REPUBLIKA.CO.ID, JAKARTA -- Direktur Jenderal Pendidikan Anak Usia Dini (PAUD) dan Pendidikan Masyarakat Kementerian Pendidikan dan Kebudayaan (Kemendikbud) Harris Iskandar mengatakan literasi tidak hanya sekedar bebas buta aksara saja. Hal yang lebih penting dari itu adalah upaya bangsa memiliki kemampuan hidup melampaui bangsa lain.
Harris mengatakan, bangsa dengan budaya literasi tinggi akan menunjukkan kemampuan bangsa tersebut mampu memenangkan persaingan global yang semakin hari semakin besar tantangannya.
Dia mencatat, pada 2015 angka buta aksara di Indonesia mencapai 5,9 juta jiwa dari total penduduk sekitar 260 juta jiwa. Namun, pada 2018 angka tersebut menurun menjadi 3,3 juta jiwa yang belum melek aksara. Pemerintah menargetkan hingga 2019 akan menurunkan jumlah buta aksara di beberapa daerah kantong buta aksara.
Dia menjelaskan, Undang-Undang Nomor 3 Tahun 2017 tentang Sistem Perbukuan mengamanatkan adanya penguatan sistem perbukuan yang menghasilkan buku bermutu, murah, dan merata serta menumbuhkembangkan budaya literasi di masyarakat.

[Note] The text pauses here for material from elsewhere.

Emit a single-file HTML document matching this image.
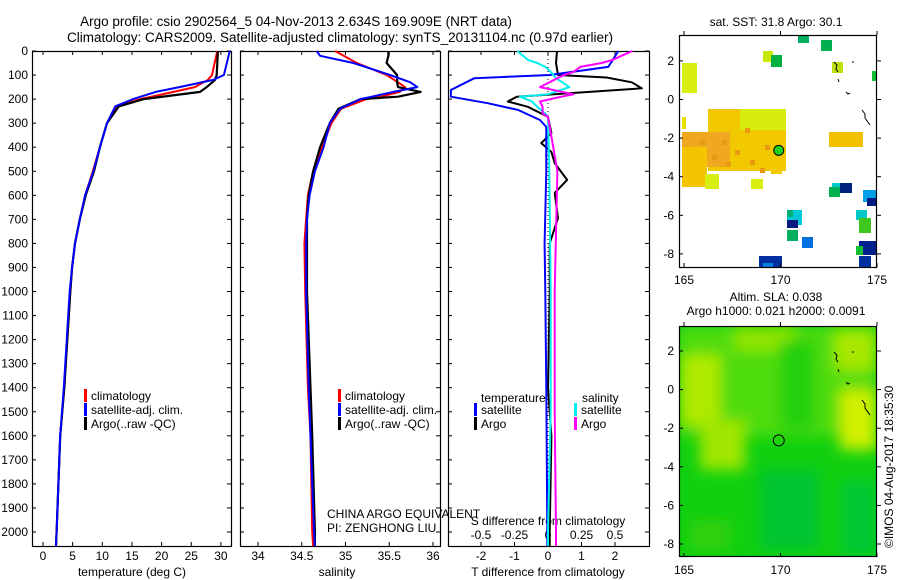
<!DOCTYPE html>
<html><head><meta charset="utf-8"><style>
html,body{margin:0;padding:0;background:#fff;}
svg{display:block;font-family:"Liberation Sans",sans-serif;}
text{fill:#000;}
</style></head><body>
<svg id="fig" width="900" height="580" viewBox="0 0 900 580" xmlns="http://www.w3.org/2000/svg" data-name="argo-profile-figure" data-interactable="false">
<text x="296" y="26" font-size="13.5" text-anchor="middle" data-name="title-line-1" data-interactable="false">Argo profile: csio 2902564_5 04-Nov-2013 2.634S 169.909E (NRT data)</text>
<text x="340" y="42" font-size="13.5" text-anchor="middle" data-name="title-line-2" data-interactable="false">Climatology: CARS2009. Satellite-adjusted climatology: synTS_20131104.nc (0.97d earlier)</text>
<text x="776" y="26" font-size="12" text-anchor="middle" data-name="sst-map-title" data-interactable="false">sat. SST: 31.8 Argo: 30.1</text>
<text x="776" y="301" font-size="12" text-anchor="middle" data-name="sla-map-title-1" data-interactable="false">Altim. SLA: 0.038</text>
<text x="776" y="315" font-size="12" text-anchor="middle" data-name="sla-map-title-2" data-interactable="false">Argo h1000: 0.021 h2000: 0.0091</text>
<text transform="translate(893,548) rotate(-90)" font-size="12" data-name="copyright-timestamp" data-interactable="false">©IMOS 04-Aug-2017 18:35:30</text>
<g id="g"></g>
</svg>
<script>
// ---- data ----
const tempDepth = [0,100,120,150,170,200,230,300,400,500,600,700,800,900,1000,1400,1600,2000,2058];
const tempArgo  = [29.5,29.3,29.0,27.6,26.5,17.0,12.8,10.8,9.6,8.6,7.2,6.2,5.4,4.9,4.6,3.6,2.9,2.3,2.2];
const tempClim  = [29.4,28.5,27.8,25.6,22.0,16.4,12.5,10.8,9.6,8.4,7.1,6.2,5.4,4.9,4.6,3.6,2.9,2.3,2.2];
const tempSat   = [31.5,30.5,28.7,23.0,19.0,15.2,12.2,10.8,9.6,8.5,7.1,6.2,5.4,4.9,4.5,3.5,2.9,2.3,2.2];
const salDepth = [0,20,50,100,130,150,170,190,200,240,300,400,500,600,700,800,1000,1400,1600,2000,2058];
const salArgo  = [35.49,35.49,35.47,35.59,35.59,35.6,35.86,35.6,35.17,34.92,34.82,34.71,34.63,34.58,34.56,34.56,34.56,34.6,34.62,34.65,34.65];
const salClim  = [34.88,34.98,35.13,35.47,35.6,35.68,35.62,35.4,35.24,34.95,34.84,34.73,34.63,34.57,34.55,34.53,34.54,34.57,34.6,34.62,34.63];
const salSat   = [34.67,34.71,35.09,35.51,35.74,35.82,35.55,35.3,35.17,34.94,34.82,34.75,34.65,34.59,34.56,34.55,34.55,34.58,34.6,34.64,34.65];
const dTDepth  = [0,50,100,110,130,155,190,210,232,274,341,383,420,466,536,590,695,800,1000,1400,1600,2000,2058];
const dTArgo   = [0.27,0.24,0.3,1.75,2.5,2.8,-0.93,-1.2,-0.6,0.0,0.1,-0.2,0.1,0.2,0.57,0.2,0.3,0.05,0.05,0.0,0.1,0.05,0.05];
const dTSatD   = [0,66,100,113,162,190,217,245,287,316,500,800,1000,1400,2000,2058];
const dTSat    = [2.1,1.8,0.05,-2.2,-2.9,-2.9,-1.8,-0.9,-0.24,-0.05,-0.05,-0.1,-0.08,-0.05,-0.02,-0.02];
const dSDepth  = [0,37,50,66,87,100,113,150,180,190,210,232,260,274,500,1000,1500,2000,2058];
const dSSat    = [-0.23,-0.15,-0.08,-0.02,0.02,0.04,0.06,0.16,0.0,-0.21,-0.12,-0.08,-0.02,0.0,0.01,0.02,0.02,0.0,0.0];
const dSArgo   = [0.63,0.48,0.40,0.24,0.19,0.12,0.07,-0.06,0.19,0.1,-0.06,-0.04,-0.04,0.0,0.07,0.05,0.05,0.06,0.06];
const depthTicks = [0,100,200,300,400,500,600,700,800,900,1000,1100,1200,1300,1400,1500,1600,1700,1800,1900,2000];
const tempTicks = [0,5,10,15,20,25,30];
const salTicks = [34,34.5,35,35.5,36];
const dTTicks = [-2,-1,0,1,2];
const dSTicks = [-0.5,-0.25,0,0.25,0.5];
const latTicks = [2,0,-2,-4,-6,-8];
const lonTicks = [165,170,175];
const argoLon = 169.909, argoLat = -2.634;

// ---- helpers ----
const NS="http://www.w3.org/2000/svg";
const G=document.getElementById('g');
function mk(tag,attrs,parent){const e=document.createElementNS(NS,tag);for(const k in attrs)e.setAttribute(k,attrs[k]);(parent||G).appendChild(e);return e;}
const TOP=51, BOT=546;
const yD = d => TOP + d*0.2405;
const xT = t => 43 + t*5.93;
const xS = s => 258 + (s-34)*87.5;
const xDT = t => 548 + t*33.5;
const xDS = s => 548 + s*134;

function panel(x0,x1,name){
  const r=mk('rect',{x:x0+0.5,y:TOP+0.5,width:x1-x0,height:BOT-TOP,fill:'none',stroke:'#000','stroke-width':1.2});
  r.setAttribute('data-name',name);
  r.setAttribute('data-interactable','false');
  depthTicks.forEach(d=>{
    mk('line',{x1:x0,x2:x0+4,y1:yD(d),y2:yD(d),stroke:'#000'});
    mk('line',{x1:x1-4,x2:x1,y1:yD(d),y2:yD(d),stroke:'#000'});
  });
}
function line(xs,ds,fx,color,w,name){
  const pts=xs.map((v,i)=>fx(v).toFixed(1)+','+yD(ds[i]).toFixed(1)).join(' ');
  const p=mk('polyline',{points:pts,fill:'none',stroke:color,'stroke-width':w,'stroke-linejoin':'round'});
  p.setAttribute('data-name',name);
  p.setAttribute('data-interactable','false');
}
function txt(x,y,s,size,anchor,name){
  const t=mk('text',{x:x,y:y,'font-size':size,'text-anchor':anchor||'start'});
  t.textContent=s;
  t.setAttribute('data-name',name);
  t.setAttribute('data-interactable','false');
  return t;
}

// panels
panel(32,231,'temperature-panel');
panel(240,440,'salinity-panel');
panel(448,649,'difference-panel');
depthTicks.forEach(d=>txt(28,yD(d)+4,String(d),12,'end','depth-tick-label'));
tempTicks.forEach(t=>{mk('line',{x1:xT(t),x2:xT(t),y1:BOT,y2:BOT-4,stroke:'#000'});mk('line',{x1:xT(t),x2:xT(t),y1:TOP,y2:TOP+4,stroke:'#000'});txt(xT(t),560,String(t),12,'middle','temperature-tick-label');});
salTicks.forEach(t=>{mk('line',{x1:xS(t),x2:xS(t),y1:BOT,y2:BOT-4,stroke:'#000'});mk('line',{x1:xS(t),x2:xS(t),y1:TOP,y2:TOP+4,stroke:'#000'});txt(xS(t),560,String(t),12,'middle','salinity-tick-label');});
dTTicks.forEach(t=>{mk('line',{x1:xDT(t),x2:xDT(t),y1:BOT,y2:BOT-4,stroke:'#000'});mk('line',{x1:xDT(t),x2:xDT(t),y1:TOP,y2:TOP+4,stroke:'#000'});txt(xDT(t),560,String(t),12,'middle','t-diff-tick-label');});
dSTicks.forEach(t=>txt(xDS(t),539,String(t),12,'middle','s-diff-tick-label'));
txt(132,576,'temperature (deg C)',12,'middle','temperature-axis-title');
txt(337,576,'salinity',12,'middle','salinity-axis-title');
txt(548,576,'T difference from climatology',12,'middle','t-diff-axis-title');
txt(548,525,'S difference from climatology',12,'middle','s-diff-axis-title');
// zero dotted line
mk('line',{x1:548,x2:548,y1:TOP,y2:BOT,stroke:'#000','stroke-dasharray':'1,3'});

// series
line(tempClim,tempDepth,xT,'#ff0000',2,'temp-climatology-line');
line(tempArgo,tempDepth,xT,'#000000',2.2,'temp-argo-line');
line(tempSat,tempDepth,xT,'#0000ff',2,'temp-satellite-line');
line(salClim,salDepth,xS,'#ff0000',2,'sal-climatology-line');
line(salArgo,salDepth,xS,'#000000',2.2,'sal-argo-line');
line(salSat,salDepth,xS,'#0000ff',2,'sal-satellite-line');
line(dTArgo,dTDepth,xDT,'#000000',2,'tdiff-argo-line');
line(dTSat,dTSatD,xDT,'#0000ff',2,'tdiff-satellite-line');
line(dSSat,dSDepth,xDS,'#00eeee',2,'sdiff-satellite-line');
line(dSArgo,dSDepth,xDS,'#ff00ff',2,'sdiff-argo-line');

// legends
function leg(x,y,c,s,name){mk('rect',{x:x,y:y-9,width:3,height:13,fill:c});txt(x+7,y+2,s,12,'start',name);}
leg(84,398,'#ff0000','climatology','legend-temp-climatology');
leg(84,412,'#0000ff','satellite-adj. clim.','legend-temp-satellite');
leg(84,426,'#000000','Argo(..raw -QC)','legend-temp-argo');
leg(338,398,'#ff0000','climatology','legend-sal-climatology');
leg(338,412,'#0000ff','satellite-adj. clim.','legend-sal-satellite');
leg(338,426,'#000000','Argo(..raw -QC)','legend-sal-argo');
txt(481,402,'temperature',12,'start','legend-temperature-heading');
txt(582,402,'salinity',12,'start','legend-salinity-heading');
leg(474,412,'#0000ff','satellite','legend-tdiff-satellite');
leg(474,426,'#000000','Argo','legend-tdiff-argo');
leg(574,412,'#00eeee','satellite','legend-sdiff-satellite');
leg(574,426,'#ff00ff','Argo','legend-sdiff-argo');
txt(327,518,'CHINA ARGO EQUIVALENT',12,'start','data-centre-label');
txt(327,532,'PI: ZENGHONG LIU',12,'start','pi-label');

// ---- maps ----
const mx = lon => 684 + (lon-165)*19.3;
function mapFrame(top,bot,lat0,name,clipId){
  const my = lat => lat0 - lat*19.3;
  const cp=mk('clipPath',{id:clipId});mk('rect',{x:679,y:top,width:198,height:bot-top},cp);
  return my;
}
// SST map
const myA = lat => 99.5 - lat*19.3;
mapFrame(35,267,99.5,'sst','clipA');
const gA=mk('g',{'clip-path':'url(#clipA)'});
gA.setAttribute('data-name','sst-map-cells');
gA.setAttribute('data-interactable','false');
const patches=[
[708,109,78,62,'#f2c800'],[740,109,46,21,'#d8ec10'],[682,132,48,35,'#f0a820'],[682,147,25,40,'#f5c400'],
[682,63,15,30,'#d8ee10'],[682,117,4,12,'#e8e000'],[771,163,11,11,'#f2c800'],[751,179,12,10,'#d8ee10'],[705,174,14,15,'#d8ee10'],
[829,132,34,15,'#f2c000'],[798,35,11,8,'#00b060'],[821,40,11,11,'#00b050'],[763,51,10,11,'#c8e800'],[771,55,11,12,'#00b040'],
[832,62,11,11,'#c0e010'],[872,71,5,10,'#10c030'],[832,183,8,6,'#00c8c8'],[840,183,12,10,'#002080'],[829,187,11,10,'#00b050'],
[863,190,14,12,'#00a0e8'],[867,198,10,8,'#001a80'],[787,210,15,15,'#00c8d8'],[787,210,6,7,'#00b070'],[787,220,11,8,'#001a80'],[787,230,11,11,'#00b060'],
[802,237,11,11,'#0070e0'],[856,210,11,10,'#00c8c8'],[859,218,12,15,'#40c820'],[859,241,18,14,'#002090'],[856,246,7,9,'#10c030'],
[859,256,12,11,'#0030a0'],[759,256,23,11,'#0030a0'],[763,263,10,4,'#0080e0']];
patches.forEach(p=>{const r=mk('rect',{x:p[0],y:p[1],width:p[2],height:p[3],fill:p[4]},gA);});
// texture dots inside blob
[[722,140],[735,150],[750,160],[712,155],[765,145],[745,128],[726,162],[760,168],[700,140]].forEach(q=>mk('rect',{x:q[0],y:q[1],width:5,height:5,fill:'#e89a10'},gA));
mk('rect',{x:679.5,y:35.5,width:197,height:232,fill:'none',stroke:'#000','stroke-width':1.2}).setAttribute('data-name','sst-map-frame');
const dotA=mk('circle',{cx:mx(argoLon),cy:myA(argoLat),r:5,fill:'#20d020',stroke:'#000','stroke-width':1});
dotA.setAttribute('data-name','argo-position-sst');
dotA.setAttribute('data-interactable','false');
// SLA map
const myB = lat => 389.6 - lat*19.3;
mapFrame(326,557,389.6,'sla','clipB');
const defs=mk('defs',{});const f=mk('filter',{id:'bl',x:'-20%',y:'-20%',width:'140%',height:'140%'},defs);mk('feGaussianBlur',{stdDeviation:7},f);
const gB=mk('g',{'clip-path':'url(#clipB)'});
gB.setAttribute('data-name','sla-map-field');
gB.setAttribute('data-interactable','false');
mk('rect',{x:679,y:326,width:198,height:231,fill:'#10d010'},gB);
const gBB=mk('g',{filter:'url(#bl)'},gB);
[[679,326,198,110,'#50dc08'],[680,355,40,70,'#b0ea00'],[700,420,45,50,'#a0e600'],[735,326,60,25,'#90e400'],[835,330,42,40,'#a8e800'],
[840,390,37,60,'#d0f000'],[780,340,35,90,'#20d010'],[760,470,60,80,'#00c530'],[840,480,37,77,'#00c830'],[690,520,40,30,'#30d010']]
.forEach(e=>mk('rect',{x:e[0],y:e[1],width:e[2],height:e[3],fill:e[4]},gBB));
mk('rect',{x:679.5,y:326.5,width:197,height:230,fill:'none',stroke:'#000','stroke-width':1.2}).setAttribute('data-name','sla-map-frame');
const dotB=mk('circle',{cx:mx(argoLon),cy:myB(argoLat),r:5.5,fill:'none',stroke:'#000','stroke-width':1});
dotB.setAttribute('data-name','argo-position-sla');
dotB.setAttribute('data-interactable','false');
// coastlines
[[0,0],[1,1]].forEach((_,k)=>{
  const off=k?290.1:0;
  mk('path',{d:`M834 ${62+off} l3 3 l-1 4 l2 3 M838 ${79+off} l1 3 M846 ${92+off} l2 2 l2 -1 M862 ${110+off} l3 4 l0 4 l5 7 M853 ${61+off} l0 2`,fill:'none',stroke:'#000','stroke-width':1});
});
// map ticks & labels
[[35,267,myA,'sst'],[326,557,myB,'sla']].forEach(m=>{
  const [t,b,my,nm]=m;
  latTicks.forEach(l=>{const y=my(l);mk('line',{x1:679,x2:683,y1:y,y2:y,stroke:'#000'});mk('line',{x1:877,x2:881,y1:y,y2:y,stroke:'#000'});txt(674,y+4,String(l),12,'end',nm+'-lat-label');});
  lonTicks.forEach(l=>{const x=mx(l);mk('line',{x1:x,x2:x,y1:t-4,y2:t,stroke:'#000'});mk('line',{x1:x,x2:x,y1:b,y2:b-4,stroke:'#000'});txt(x,b+17,String(l),12,'middle',nm+'-lon-label');});
});
</script>
</body></html>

Dia menjelaskan penguasaan enam literasi dasar yakni literasi baca tulis, literasi numerasi, literasi sains, literasi digital, literasi finansial, serta literasi budaya dan kewarganegaraan, sangat penting untuk dikuasai generasi muda. Berdasarkan undang-undang tersebut, literasi adalah kemampuan untuk memaknai informasi secara kritis sehingga setiap orang dapat mengakses ilmu pengetahuan dan teknologi sebagai upaya dalam meningkatkan kualitas hidupnya.
Menurut dia, orang tua bukan hanya wajib mengajarkan anak untuk membaca dan menulis, tetapi juga mendorong anak untuk menjadi gemar membaca. "Keluarga dalam hal ini orang tua mempunyai peranan yang sangat besar dalam mengenalkan literasi sejak usia dini," katanya.